Back to the Journal:
Citigroup executives also are weighing the possibility of selling the company or merging with a rival. Some analysts have pointed to Morgan Stanley and Goldman Sachs Group Inc. as potential suitors.As for Morgan, Mr. Pandit spent most of his career there and still keeps in touch with Morgan executives including CEO John Mack. But people familiar with the matter said that Morgan wasn’t weighing a bid and hadn’t spoken to Citi about a deal recently.
Morgan and Citi held preliminary discussions about a merger in September when Morgan Stanley shares were under intense pressure. Morgan covets the bank deposits and the added brokerage business that Citigroup would bring, but Morgan would mainly bring to Citigroup an investment bank that greatly overlaps with its own business.
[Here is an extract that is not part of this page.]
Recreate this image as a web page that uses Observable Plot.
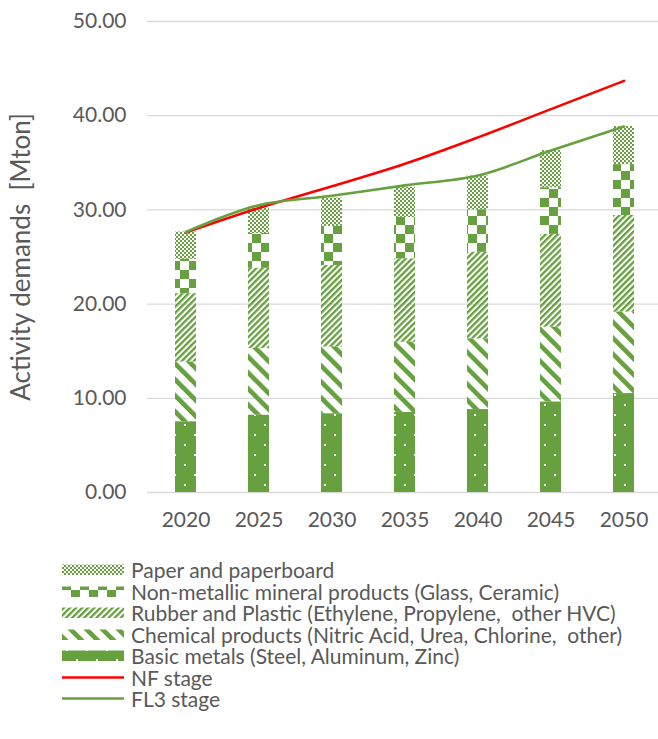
<!DOCTYPE html>
<html>
<head>
<meta charset="utf-8">
<script src="https://cdn.jsdelivr.net/npm/d3@7"></script>
<script src="https://cdn.jsdelivr.net/npm/@observablehq/plot@0.6"></script>
<style>
  html, body { margin: 0; padding: 0; background: #fff; }
  #wrap { position: relative; width: 658px; height: 739px; overflow: hidden; font-family: Lato, "Open Sans", sans-serif; }
  svg text { white-space: pre; }
  .legend { position: absolute; left: 0; top: 0; width: 658px; }
  .row { position: absolute; left: 62px; height: 21px; display: flex; align-items: center; }
  .row svg { flex: none; }
  .row span { margin-left: 7px; font-size: 21px; color: #595959; white-space: pre; line-height: 21px; }
</style>
</head>
<body>
<div id="wrap"></div>
<script>
// ---- data ----
const years = ["2020", "2025", "2030", "2035", "2040", "2045", "2050"];
const seriesNames = [
  "Basic metals (Steel, Aluminum, Zinc)",
  "Chemical products (Nitric Acid, Urea, Chlorine,  other)",
  "Rubber and Plastic (Ethylene, Propylene,  other HVC)",
  "Non-metallic mineral products (Glass, Ceramic)",
  "Paper and paperboard"
];
const basicMetals = [7.5, 8.2, 8.35, 8.5, 8.8, 9.6, 10.5];
const chemicalProducts = [6.35, 7.1, 7.1, 7.45, 7.5, 7.95, 8.65];
const rubberPlastic = [7.25, 8.5, 8.65, 8.85, 9.2, 9.85, 10.25];
const nonMetallic = [3.65, 3.7, 4.15, 4.4, 4.5, 4.95, 5.4];
const paperboard = [2.9, 2.65, 3.0, 3.2, 3.6, 3.95, 4.05];
const nfStage = [27.6, 30.2, 32.5, 34.9, 37.7, 40.7, 43.7];
const fl3Stage = [27.65, 30.5, 31.5, 32.6, 33.65, 36.3, 38.85];
const yTicks = [0, 10, 20, 30, 40, 50];
const lineNames = ["NF stage", "FL3 stage"];

// ---- styling ----
const green = "#66A03F";
const red = "#FF0000";
const patternIds = ["pat-basic", "pat-chem", "pat-rubber", "pat-nonmet", "pat-paper"];

const seriesValues = [basicMetals, chemicalProducts, rubberPlastic, nonMetallic, paperboard];
const barRows = [];
years.forEach((yr, i) => {
  seriesNames.forEach((s, k) => barRows.push({year: yr, series: s, value: seriesValues[k][i]}));
});
const nfRows = years.map((yr, i) => ({year: yr, value: nfStage[i]}));
const fl3Rows = years.map((yr, i) => ({year: yr, value: fl3Stage[i]}));

const defsHtml = `
<pattern id="pat-basic" patternUnits="userSpaceOnUse" width="20" height="20">
  <rect width="20" height="20" fill="${green}"/>
  <rect x="4" y="4" width="2" height="2" fill="#fff"/>
  <rect x="14" y="14" width="2" height="2" fill="#fff"/>
</pattern>
<pattern id="pat-chem" patternUnits="userSpaceOnUse" width="11.3" height="11.3" patternTransform="rotate(-45)">
  <rect width="4.6" height="11.3" fill="${green}"/>
</pattern>
<pattern id="pat-rubber" patternUnits="userSpaceOnUse" width="4.3" height="4.3" patternTransform="rotate(45)">
  <rect width="2.3" height="4.3" fill="${green}"/>
</pattern>
<pattern id="pat-nonmet" patternUnits="userSpaceOnUse" width="18" height="18">
  <rect x="0" y="0" width="9" height="9" fill="${green}"/>
  <rect x="9" y="9" width="9" height="9" fill="${green}"/>
</pattern>
<pattern id="pat-paper" patternUnits="userSpaceOnUse" width="4" height="4">
  <rect x="0" y="0" width="2" height="2" fill="${green}"/>
  <rect x="2" y="2" width="2" height="2" fill="${green}"/>
</pattern>`;

const chart = Plot.plot({
  width: 658,
  height: 545,
  marginTop: 21,
  marginBottom: 53,
  marginLeft: 147,
  marginRight: 0,
  style: {fontFamily: "Lato, 'Open Sans', sans-serif", fontSize: "21px", color: "#595959", background: "#fff"},
  x: {domain: years, range: [146.6, 663], paddingInner: 0.715, paddingOuter: 0.3575},
  y: {domain: [0, 50]},
  color: {type: "ordinal", domain: seriesNames, range: patternIds.map(id => `url(#${id})`)},
  marks: [
    Plot.ruleY(yTicks, {stroke: "#D9D9D9", strokeWidth: 1.3}),
    Plot.barY(barRows, Plot.stackY({x: "year", y: "value", fill: "series", order: null})),
    Plot.line(nfRows, {x: "year", y: "value", stroke: red, strokeWidth: 2.6, curve: "catmull-rom"}),
    Plot.line(fl3Rows, {x: "year", y: "value", stroke: green, strokeWidth: 2.6, curve: "catmull-rom"}),
    Plot.axisY({ticks: yTicks, tickFormat: d => d.toFixed(2), tickSize: 0, tickPadding: 21,
      label: "Activity demands  [Mton]", labelAnchor: "center", labelOffset: 136, labelArrow: false,
      fontSize: 21}),
    Plot.axisX({tickSize: 0, tickPadding: 20, label: null, fontSize: 21})
  ]
});
d3.select(chart).insert("defs", ":first-child").html(defsHtml);
d3.select(chart).selectAll("[aria-label='y-axis label'] text").style("font-size", "26px");
document.getElementById("wrap").appendChild(chart);
chart.style.position = "absolute";
chart.style.left = "0";
chart.style.top = "0";

// ---- legend ----
const legend = document.createElement("div");
legend.className = "legend";
const legendEntries = [
  {name: seriesNames[4], pat: "pat-paper"},
  {name: seriesNames[3], pat: "pat-nonmet"},
  {name: seriesNames[2], pat: "pat-rubber"},
  {name: seriesNames[1], pat: "pat-chem"},
  {name: seriesNames[0], pat: "pat-basic"},
  {name: lineNames[0], line: red},
  {name: lineNames[1], line: green}
];
legendEntries.forEach((e, i) => {
  const row = document.createElement("div");
  row.className = "row";
  row.style.top = (559 + i * 21.5) + "px";
  const sw = e.pat
    ? `<svg width="62" height="21"><rect x="0" y="5.5" width="62" height="10.5" fill="url(#${e.pat})"/></svg>`
    : `<svg width="62" height="21"><line x1="0" x2="62" y1="10.5" y2="10.5" stroke="${e.line}" stroke-width="2.6"/></svg>`;
  row.innerHTML = sw + `<span>${e.name}</span>`;
  legend.appendChild(row);
});
document.getElementById("wrap").appendChild(legend);
</script>
</body>
</html>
Goldman Sachs is in much the same situation. It, too, would potentially look at pieces of Citi. But buying the entire company, and the liabilities that come with it, would be a lot to bite off.
As one of my Japanese colleagues once pointed out, putting two sick dogs together will not produce a healthy cat.






Short interest isn’t the only way to bet against Citi. The gross notional amount of credit default swaps outstanding is $66.6bn, according to DTCC. They say the net notional is $4.7bn.